The Lectern: "The Danger of Discounts" -- this is all we need!
On returning from Sweden, a copy of the November 5 issue of FCW was in my mail pile, featuring an extremely depressing column by Jonathan Aronie, the IT contractor lawyer, called "The Danger of Discounts."
The basic point of the column was that, although it is fully legal for vendors to offer government customers discounts off GSA list prices for quantity buys, agency buying-commitments, or even as temporary price breaks to deal (say) with slumping sales, Aronie believes that it is dangerous for vendors to do so, in the current procurement climate, because it creates the risk that in subsequent GSA schedule negotiations, GSA may demand that the temporary/special discount prices become the GSA schedule list prices.

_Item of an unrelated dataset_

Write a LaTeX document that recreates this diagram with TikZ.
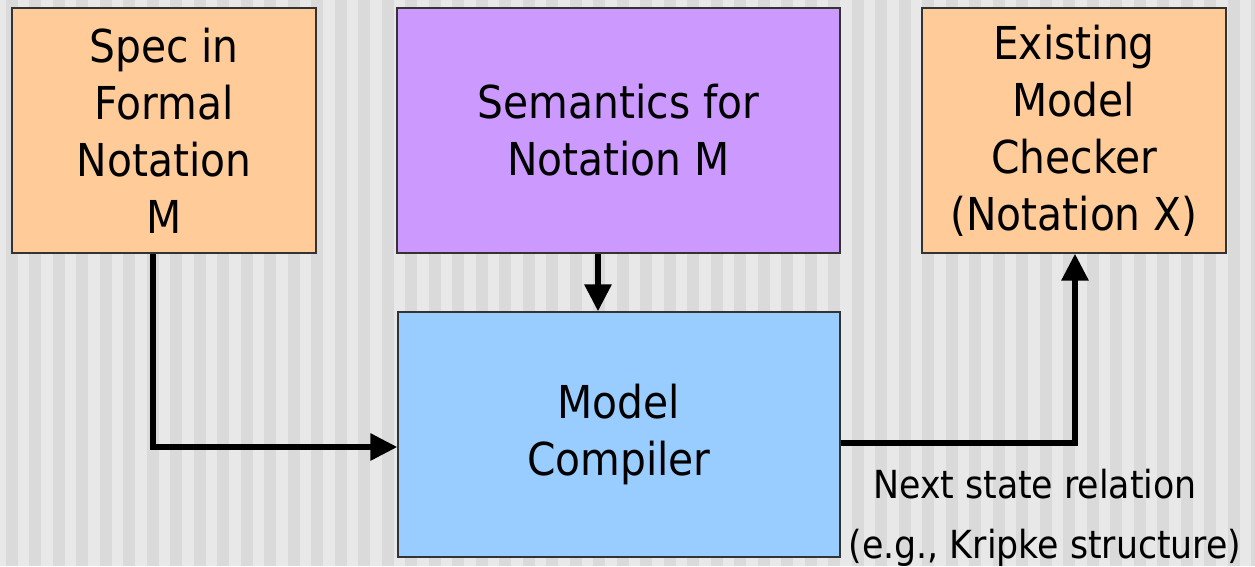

One of the finest legacies of the procurement reforms of the 1990's was elimination of the so-called "price reduction clause" in the GSA schedules, which paved the way for massive discounting off the schedules and created a bonanza for agencies and taxpayers. (We owe this change to then-GSA Administrator, the late Roger Johnson, a high-tech CEO whom President Clinton appointed to head GSA. Today, Johnson's memory is honored in academia by a chair with his name at the University of California at Irvine, Johnson's home town, filled with great distinction by the brilliant organization studies/public management scholar Martha Feldman.)

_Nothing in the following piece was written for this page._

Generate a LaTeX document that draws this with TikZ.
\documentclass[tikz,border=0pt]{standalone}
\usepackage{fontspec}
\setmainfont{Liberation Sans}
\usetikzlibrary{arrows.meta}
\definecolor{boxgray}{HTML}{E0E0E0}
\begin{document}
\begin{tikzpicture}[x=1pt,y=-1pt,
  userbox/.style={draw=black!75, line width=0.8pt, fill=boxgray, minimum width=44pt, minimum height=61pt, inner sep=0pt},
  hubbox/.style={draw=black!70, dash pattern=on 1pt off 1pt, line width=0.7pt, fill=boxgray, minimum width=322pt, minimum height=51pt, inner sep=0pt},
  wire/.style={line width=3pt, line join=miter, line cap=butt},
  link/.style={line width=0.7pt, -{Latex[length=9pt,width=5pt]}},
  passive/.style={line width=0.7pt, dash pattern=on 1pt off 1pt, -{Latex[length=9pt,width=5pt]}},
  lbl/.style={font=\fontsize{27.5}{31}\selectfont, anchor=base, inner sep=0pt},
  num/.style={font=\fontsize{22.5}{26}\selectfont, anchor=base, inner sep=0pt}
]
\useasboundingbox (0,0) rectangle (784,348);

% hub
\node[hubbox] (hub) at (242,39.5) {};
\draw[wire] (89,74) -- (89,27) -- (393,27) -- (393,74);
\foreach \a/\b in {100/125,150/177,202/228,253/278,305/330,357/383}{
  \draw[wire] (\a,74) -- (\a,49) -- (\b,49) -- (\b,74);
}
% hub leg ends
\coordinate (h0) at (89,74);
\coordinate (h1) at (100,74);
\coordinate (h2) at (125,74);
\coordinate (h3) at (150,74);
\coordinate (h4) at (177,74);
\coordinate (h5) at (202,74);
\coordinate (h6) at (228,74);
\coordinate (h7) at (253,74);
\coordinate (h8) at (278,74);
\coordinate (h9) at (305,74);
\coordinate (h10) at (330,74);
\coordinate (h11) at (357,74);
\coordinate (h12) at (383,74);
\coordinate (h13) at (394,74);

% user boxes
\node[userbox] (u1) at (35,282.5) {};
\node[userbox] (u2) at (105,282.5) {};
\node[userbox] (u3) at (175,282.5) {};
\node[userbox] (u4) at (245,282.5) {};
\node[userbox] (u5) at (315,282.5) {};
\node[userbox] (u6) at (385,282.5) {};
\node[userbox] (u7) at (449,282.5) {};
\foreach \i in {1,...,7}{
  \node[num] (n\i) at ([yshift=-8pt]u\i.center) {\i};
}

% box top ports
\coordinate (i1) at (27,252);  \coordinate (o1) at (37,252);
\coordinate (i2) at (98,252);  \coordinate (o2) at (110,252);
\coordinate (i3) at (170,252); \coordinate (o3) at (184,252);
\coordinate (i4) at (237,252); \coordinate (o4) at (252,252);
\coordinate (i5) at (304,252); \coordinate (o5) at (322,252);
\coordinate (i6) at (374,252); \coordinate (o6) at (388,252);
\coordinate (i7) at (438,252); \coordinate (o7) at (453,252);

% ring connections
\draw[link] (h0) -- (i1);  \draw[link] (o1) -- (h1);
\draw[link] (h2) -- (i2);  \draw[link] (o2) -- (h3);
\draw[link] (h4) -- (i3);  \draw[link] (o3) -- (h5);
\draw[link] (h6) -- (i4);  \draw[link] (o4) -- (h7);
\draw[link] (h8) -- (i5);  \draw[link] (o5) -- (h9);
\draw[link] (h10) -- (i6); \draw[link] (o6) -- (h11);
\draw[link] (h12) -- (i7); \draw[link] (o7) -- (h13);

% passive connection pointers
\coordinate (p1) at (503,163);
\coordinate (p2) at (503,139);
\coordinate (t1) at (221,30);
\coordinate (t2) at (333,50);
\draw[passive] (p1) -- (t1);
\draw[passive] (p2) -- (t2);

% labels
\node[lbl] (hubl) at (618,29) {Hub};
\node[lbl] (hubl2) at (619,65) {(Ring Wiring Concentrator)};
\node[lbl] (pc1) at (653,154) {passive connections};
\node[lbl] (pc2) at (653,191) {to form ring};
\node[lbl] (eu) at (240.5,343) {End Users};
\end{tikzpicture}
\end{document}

GSA list prices are not very good because they are the "best" prices a company offers to customers who make no purchase commitment. The fact of widespread discounting off GSA schedule list prices for agencies willing actually to make a quantity-buying commitment means that, for anybody who actually knows anything about procurement, the hubbub about Sun Microsystems GSA list prices has always seemed removed from the realities of federal buying.

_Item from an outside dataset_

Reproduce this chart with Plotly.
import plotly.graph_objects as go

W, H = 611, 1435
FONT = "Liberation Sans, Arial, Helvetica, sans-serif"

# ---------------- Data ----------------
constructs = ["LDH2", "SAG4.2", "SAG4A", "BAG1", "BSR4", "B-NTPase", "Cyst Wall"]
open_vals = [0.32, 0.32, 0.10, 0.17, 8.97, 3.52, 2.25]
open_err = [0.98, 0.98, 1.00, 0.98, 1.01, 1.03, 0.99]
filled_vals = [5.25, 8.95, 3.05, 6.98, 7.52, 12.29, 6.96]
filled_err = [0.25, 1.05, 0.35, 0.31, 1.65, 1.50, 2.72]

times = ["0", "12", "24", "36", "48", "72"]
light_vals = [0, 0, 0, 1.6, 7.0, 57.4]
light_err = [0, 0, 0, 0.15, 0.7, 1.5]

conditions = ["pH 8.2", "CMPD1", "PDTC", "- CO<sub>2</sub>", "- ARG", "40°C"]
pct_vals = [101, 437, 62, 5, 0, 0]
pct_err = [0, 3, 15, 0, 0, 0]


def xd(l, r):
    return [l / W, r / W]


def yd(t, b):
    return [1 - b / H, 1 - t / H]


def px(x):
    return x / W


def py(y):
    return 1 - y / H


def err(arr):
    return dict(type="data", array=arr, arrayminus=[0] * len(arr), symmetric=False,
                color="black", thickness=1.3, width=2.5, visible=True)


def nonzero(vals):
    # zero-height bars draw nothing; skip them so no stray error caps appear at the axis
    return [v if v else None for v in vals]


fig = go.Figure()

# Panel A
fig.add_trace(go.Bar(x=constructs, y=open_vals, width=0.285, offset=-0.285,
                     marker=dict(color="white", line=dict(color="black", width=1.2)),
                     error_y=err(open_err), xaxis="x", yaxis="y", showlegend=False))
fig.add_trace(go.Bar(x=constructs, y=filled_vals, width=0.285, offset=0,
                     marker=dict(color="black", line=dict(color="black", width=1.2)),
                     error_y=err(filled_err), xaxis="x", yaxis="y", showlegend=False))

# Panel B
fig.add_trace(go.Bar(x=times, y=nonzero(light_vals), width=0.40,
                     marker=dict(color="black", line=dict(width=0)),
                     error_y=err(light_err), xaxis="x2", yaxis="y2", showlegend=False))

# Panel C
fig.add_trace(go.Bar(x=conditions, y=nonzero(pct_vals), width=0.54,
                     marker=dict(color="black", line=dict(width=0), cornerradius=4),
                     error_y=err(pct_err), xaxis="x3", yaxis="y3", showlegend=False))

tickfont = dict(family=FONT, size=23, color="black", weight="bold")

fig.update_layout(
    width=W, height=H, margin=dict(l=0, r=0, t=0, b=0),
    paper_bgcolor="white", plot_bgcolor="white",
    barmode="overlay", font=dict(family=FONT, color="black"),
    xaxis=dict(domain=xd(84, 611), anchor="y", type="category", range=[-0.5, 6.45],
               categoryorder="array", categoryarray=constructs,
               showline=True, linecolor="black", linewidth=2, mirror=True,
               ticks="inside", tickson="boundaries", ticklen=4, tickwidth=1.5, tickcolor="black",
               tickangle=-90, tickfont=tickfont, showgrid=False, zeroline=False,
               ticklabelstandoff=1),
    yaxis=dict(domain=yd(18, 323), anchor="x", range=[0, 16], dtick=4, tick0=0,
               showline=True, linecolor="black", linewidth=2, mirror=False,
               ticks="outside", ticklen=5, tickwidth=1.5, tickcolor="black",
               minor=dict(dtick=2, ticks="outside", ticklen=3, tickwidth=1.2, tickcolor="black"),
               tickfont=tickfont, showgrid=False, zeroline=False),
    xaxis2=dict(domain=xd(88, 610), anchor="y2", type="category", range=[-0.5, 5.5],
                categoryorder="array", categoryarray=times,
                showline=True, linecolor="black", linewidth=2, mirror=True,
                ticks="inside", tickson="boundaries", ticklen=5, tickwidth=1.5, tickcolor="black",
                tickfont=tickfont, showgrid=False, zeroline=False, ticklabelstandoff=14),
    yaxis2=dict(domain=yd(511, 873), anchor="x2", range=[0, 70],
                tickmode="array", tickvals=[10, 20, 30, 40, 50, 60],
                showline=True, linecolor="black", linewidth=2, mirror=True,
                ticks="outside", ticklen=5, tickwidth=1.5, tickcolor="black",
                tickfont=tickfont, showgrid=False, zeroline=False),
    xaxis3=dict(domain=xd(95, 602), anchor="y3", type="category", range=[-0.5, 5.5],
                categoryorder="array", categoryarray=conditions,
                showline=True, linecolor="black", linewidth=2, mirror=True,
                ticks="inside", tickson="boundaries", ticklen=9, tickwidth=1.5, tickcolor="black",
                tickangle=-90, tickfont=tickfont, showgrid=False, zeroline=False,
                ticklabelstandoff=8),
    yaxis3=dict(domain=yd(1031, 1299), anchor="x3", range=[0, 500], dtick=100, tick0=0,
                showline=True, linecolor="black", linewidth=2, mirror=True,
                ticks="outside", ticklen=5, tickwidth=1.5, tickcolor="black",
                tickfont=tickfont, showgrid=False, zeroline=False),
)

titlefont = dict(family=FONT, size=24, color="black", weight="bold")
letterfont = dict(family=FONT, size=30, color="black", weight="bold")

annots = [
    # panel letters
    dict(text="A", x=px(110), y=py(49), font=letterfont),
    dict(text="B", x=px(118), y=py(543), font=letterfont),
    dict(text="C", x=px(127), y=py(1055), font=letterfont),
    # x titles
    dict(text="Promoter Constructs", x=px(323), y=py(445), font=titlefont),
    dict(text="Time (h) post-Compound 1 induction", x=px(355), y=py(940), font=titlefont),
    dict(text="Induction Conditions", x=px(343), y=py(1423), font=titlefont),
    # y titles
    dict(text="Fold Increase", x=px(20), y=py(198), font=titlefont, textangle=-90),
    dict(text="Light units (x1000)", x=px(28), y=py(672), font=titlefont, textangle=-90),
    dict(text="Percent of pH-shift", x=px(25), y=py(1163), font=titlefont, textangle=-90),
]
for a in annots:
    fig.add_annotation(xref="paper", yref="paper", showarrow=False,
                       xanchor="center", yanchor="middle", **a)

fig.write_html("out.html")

Although I'm not a lawyer and my observations here should definitely not be taken as legal advice, my own reaction was that Aronie was painting an unlikely scenario, since firms are not required to offer GSA the best prices they offer commercial customers who make large buying commitments -- prices that are typically way below GSA list prices -- so why should prices to the government trigger such an effect?
Nonetheless, lawyers are paid to provide their clients with worse-case scenarios. It is certainly plausible to believe that, in the current procurement environment, many firms will follow the advice of lawyers such as Aronie and hesitate to offer government customers the kinds of discounts they have been offering ever since Roger Johnson eliminated the price reduction clause in 1996.
Thanks a lot, Senator Grassley, and thanks a lot, POGO, for your good work on behalf of the taxpayer, making companies afraid to offer discounts to the government.